Setting Up For Failure

The final issue is the atmosphere of distrust that routine use of plagiarism checkers can create. Assuming all students are guilty until proven innocent is not a healthy start to the student-teacher relationship. It might actually encourage an adversarial environment that pushes sneakier students towards getting more creative with their plagiarism while alienating students that never had any intention of plagiarizing.

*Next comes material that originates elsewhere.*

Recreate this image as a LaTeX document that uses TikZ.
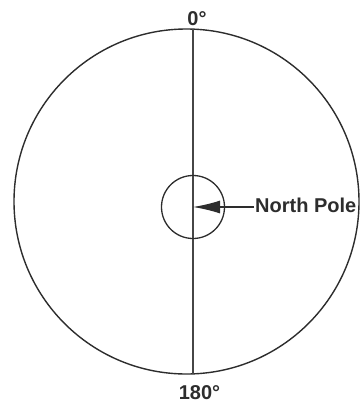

“While some plagiarism detection software is conceived as helping students identify their own peccadilloes – as if committed inadvertently – the technological campaign to monitor and root out plagiarism is reminiscent of the war on drugs, where a large investment in cameras and dog-squads yields negligible returns in expunging the abhorred dependency,” wrote Robert Nelson, Associate Director Student Experience at Monash University, Australia. “We chase students as if they are crooks instead of looking at why students are tempted to plagiarise.”

Is There A Better Way?

Nelson’s point echoes strongly with me. I am no naif, and I am fully aware that there will be cheaters every once in a while in my class. I live in a world where essay mills like this one exist; how could I not know bad choices are getting made?

When I approach my students’ works, though, I don’t go in thinking about catching a cheater. If there is an issue, it’s usually that something jumps out at me and then I start checking.

I have the Honor Code conversation with students at the start of every semester, and I always try to separate ethical concerns from the conversation, just to shake them up. Even in an amoral situation, there’s no long-term percentage in cheating. By skipping the work, all they might get (if they aren’t caught) is a decent grade. But the thoughts they might have had if they had done the work on their own? Never happened.

That’s a much greater loss than getting a bad grade.